- [Exercise prompt]:
Below are entries; repeat exactly, and nothing else, the lines from the one holding "Generate a Python" through the one holding "import pandas as pd", inclusive. Leave the pictures out.

■ ■ ■ ■

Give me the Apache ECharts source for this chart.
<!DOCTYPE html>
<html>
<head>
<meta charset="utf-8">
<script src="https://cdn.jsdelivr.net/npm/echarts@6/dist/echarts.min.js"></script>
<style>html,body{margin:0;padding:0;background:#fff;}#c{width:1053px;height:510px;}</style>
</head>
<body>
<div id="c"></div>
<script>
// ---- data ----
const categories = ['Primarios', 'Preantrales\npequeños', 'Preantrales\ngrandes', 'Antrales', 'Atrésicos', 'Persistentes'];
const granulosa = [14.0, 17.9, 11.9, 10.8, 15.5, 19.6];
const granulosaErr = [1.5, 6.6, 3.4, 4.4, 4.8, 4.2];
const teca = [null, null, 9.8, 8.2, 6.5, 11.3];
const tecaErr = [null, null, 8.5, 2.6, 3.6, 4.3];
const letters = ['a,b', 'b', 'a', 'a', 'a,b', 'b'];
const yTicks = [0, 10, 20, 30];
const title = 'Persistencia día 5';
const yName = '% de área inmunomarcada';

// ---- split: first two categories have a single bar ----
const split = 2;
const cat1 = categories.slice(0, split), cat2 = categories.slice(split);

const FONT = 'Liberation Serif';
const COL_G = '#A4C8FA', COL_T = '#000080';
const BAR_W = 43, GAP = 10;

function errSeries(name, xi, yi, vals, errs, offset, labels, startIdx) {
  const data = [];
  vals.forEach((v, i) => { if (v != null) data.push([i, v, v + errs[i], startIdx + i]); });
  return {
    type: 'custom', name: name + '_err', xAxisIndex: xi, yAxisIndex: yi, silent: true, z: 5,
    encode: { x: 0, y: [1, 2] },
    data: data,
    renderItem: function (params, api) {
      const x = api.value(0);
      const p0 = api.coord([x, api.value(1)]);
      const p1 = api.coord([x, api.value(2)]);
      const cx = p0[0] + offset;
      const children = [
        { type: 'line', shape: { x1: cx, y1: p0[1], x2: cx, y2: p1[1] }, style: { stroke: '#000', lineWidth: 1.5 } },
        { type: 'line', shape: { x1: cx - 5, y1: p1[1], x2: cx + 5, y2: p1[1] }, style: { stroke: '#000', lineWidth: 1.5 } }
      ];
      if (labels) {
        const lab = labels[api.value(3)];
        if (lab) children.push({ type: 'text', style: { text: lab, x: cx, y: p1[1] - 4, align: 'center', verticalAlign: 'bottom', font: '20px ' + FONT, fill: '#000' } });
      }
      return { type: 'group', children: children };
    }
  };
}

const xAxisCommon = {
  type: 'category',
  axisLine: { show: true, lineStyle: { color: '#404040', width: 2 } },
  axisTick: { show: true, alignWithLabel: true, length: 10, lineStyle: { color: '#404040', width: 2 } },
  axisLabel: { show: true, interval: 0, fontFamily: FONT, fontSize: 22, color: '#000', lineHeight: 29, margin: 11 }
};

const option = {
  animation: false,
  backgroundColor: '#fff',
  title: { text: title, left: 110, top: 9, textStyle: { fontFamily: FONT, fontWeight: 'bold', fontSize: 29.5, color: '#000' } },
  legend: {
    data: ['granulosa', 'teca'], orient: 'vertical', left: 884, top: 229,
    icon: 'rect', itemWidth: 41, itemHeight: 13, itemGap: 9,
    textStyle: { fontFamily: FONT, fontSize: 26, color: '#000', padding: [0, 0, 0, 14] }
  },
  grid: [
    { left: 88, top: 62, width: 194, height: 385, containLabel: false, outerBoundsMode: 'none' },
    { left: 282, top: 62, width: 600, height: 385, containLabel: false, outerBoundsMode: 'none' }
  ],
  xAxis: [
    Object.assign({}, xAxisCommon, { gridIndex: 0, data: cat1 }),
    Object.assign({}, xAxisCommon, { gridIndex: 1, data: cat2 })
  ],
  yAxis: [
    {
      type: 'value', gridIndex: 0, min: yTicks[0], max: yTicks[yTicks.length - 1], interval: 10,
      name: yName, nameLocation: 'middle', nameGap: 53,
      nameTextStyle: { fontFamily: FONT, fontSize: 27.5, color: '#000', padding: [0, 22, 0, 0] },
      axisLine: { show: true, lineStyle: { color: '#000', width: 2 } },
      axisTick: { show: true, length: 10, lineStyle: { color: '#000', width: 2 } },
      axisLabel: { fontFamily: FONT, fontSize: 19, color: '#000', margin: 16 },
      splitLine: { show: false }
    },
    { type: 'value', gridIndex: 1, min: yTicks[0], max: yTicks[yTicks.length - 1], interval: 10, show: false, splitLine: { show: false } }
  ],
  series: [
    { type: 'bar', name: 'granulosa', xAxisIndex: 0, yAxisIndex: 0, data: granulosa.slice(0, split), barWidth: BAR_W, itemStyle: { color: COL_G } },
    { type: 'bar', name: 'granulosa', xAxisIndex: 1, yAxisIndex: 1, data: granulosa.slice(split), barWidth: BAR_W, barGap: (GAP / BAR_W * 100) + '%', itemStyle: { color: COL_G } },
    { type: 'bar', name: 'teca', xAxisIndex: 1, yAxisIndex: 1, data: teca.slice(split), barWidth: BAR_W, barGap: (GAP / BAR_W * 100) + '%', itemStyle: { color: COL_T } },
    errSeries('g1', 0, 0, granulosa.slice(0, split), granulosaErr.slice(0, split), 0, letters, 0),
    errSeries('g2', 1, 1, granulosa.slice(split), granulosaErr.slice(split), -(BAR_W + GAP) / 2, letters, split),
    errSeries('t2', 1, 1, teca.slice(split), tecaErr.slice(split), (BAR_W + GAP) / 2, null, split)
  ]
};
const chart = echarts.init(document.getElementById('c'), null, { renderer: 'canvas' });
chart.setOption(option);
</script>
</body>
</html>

■ ■ ■ ■

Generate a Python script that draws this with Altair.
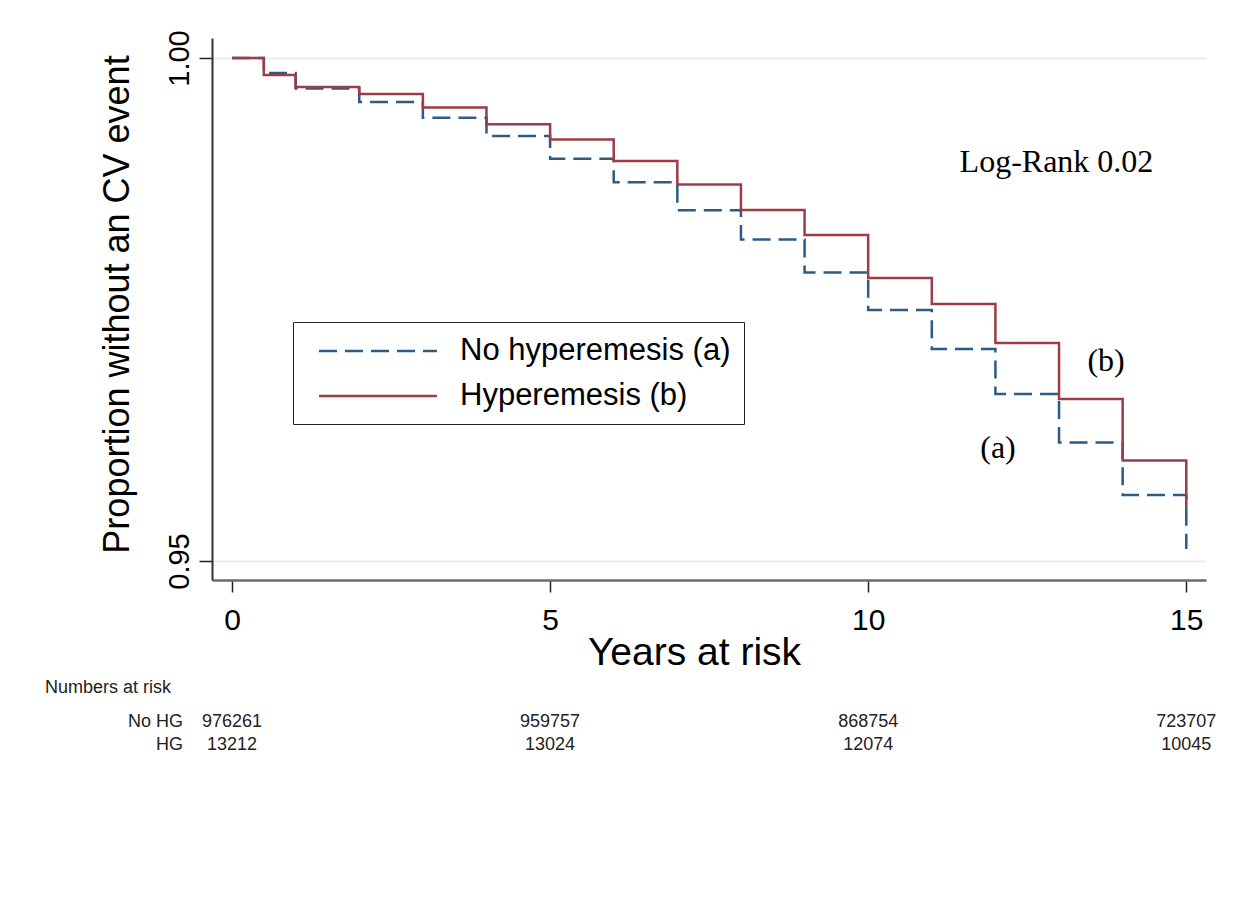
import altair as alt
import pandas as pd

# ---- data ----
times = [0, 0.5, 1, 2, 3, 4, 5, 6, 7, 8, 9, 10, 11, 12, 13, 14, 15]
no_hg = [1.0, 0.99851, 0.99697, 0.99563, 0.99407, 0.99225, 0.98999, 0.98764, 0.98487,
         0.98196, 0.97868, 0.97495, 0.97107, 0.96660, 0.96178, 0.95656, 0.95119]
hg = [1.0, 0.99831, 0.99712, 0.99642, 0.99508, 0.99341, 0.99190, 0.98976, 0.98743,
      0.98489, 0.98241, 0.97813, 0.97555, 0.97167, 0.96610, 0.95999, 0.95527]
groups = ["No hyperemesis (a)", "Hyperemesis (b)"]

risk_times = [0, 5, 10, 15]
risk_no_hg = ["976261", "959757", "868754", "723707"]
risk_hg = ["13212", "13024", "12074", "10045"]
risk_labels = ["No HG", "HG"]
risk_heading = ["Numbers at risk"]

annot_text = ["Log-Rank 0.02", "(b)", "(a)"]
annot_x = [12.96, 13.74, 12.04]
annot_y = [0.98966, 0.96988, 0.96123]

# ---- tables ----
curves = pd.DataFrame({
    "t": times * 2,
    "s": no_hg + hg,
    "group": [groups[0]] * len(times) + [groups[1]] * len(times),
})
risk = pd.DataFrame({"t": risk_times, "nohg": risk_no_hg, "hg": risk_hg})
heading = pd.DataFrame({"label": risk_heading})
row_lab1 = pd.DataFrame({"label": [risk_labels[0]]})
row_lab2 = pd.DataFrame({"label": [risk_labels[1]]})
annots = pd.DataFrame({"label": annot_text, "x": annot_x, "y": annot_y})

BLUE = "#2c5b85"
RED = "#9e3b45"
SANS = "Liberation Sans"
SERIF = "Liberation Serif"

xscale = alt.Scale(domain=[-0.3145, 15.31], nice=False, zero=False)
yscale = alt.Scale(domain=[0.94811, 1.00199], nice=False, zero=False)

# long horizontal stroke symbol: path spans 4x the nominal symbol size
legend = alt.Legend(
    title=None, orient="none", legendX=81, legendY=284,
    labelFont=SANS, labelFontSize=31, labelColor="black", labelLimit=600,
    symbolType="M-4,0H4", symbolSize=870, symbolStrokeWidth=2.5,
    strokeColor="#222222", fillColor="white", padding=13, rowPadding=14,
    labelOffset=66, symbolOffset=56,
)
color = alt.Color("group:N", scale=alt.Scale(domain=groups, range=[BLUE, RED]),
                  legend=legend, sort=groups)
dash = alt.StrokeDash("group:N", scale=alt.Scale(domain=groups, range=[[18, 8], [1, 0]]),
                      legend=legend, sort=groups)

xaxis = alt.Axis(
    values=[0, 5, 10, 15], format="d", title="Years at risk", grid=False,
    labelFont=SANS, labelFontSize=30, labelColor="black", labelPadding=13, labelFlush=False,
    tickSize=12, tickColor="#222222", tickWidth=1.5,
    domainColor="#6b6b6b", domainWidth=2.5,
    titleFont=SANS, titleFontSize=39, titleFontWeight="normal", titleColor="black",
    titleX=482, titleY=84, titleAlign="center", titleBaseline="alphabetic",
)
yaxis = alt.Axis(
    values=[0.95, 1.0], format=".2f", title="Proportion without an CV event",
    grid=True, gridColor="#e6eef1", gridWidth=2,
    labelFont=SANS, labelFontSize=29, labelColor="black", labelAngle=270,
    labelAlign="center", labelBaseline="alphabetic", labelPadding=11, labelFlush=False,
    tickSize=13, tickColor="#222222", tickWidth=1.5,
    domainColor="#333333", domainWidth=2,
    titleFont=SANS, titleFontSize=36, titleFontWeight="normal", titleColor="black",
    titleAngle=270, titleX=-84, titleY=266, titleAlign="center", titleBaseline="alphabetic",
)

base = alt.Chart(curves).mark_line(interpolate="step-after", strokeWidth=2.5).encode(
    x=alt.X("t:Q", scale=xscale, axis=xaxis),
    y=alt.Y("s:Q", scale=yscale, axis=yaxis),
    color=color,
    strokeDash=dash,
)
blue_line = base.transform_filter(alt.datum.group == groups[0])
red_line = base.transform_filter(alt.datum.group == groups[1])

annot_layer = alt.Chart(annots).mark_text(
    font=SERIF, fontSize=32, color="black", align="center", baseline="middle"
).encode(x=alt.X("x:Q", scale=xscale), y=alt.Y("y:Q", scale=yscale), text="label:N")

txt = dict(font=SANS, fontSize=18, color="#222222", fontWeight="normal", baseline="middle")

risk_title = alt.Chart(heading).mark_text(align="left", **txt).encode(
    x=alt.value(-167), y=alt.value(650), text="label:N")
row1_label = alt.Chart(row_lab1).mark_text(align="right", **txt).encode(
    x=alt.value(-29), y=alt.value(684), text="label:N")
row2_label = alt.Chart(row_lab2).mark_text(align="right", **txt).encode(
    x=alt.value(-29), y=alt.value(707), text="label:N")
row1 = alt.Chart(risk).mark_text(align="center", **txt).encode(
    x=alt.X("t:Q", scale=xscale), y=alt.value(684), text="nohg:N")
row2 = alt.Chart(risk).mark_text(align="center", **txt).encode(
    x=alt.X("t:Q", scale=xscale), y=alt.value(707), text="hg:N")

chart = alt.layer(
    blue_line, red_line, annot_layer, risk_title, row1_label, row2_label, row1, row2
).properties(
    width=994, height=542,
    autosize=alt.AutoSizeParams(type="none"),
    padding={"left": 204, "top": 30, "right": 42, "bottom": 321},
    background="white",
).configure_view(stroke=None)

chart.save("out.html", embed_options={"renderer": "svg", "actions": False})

■ ■ ■ ■

- [Result of the exercise]:
Generate a Python script that draws this with Altair.
import altair as alt
import pandas as pd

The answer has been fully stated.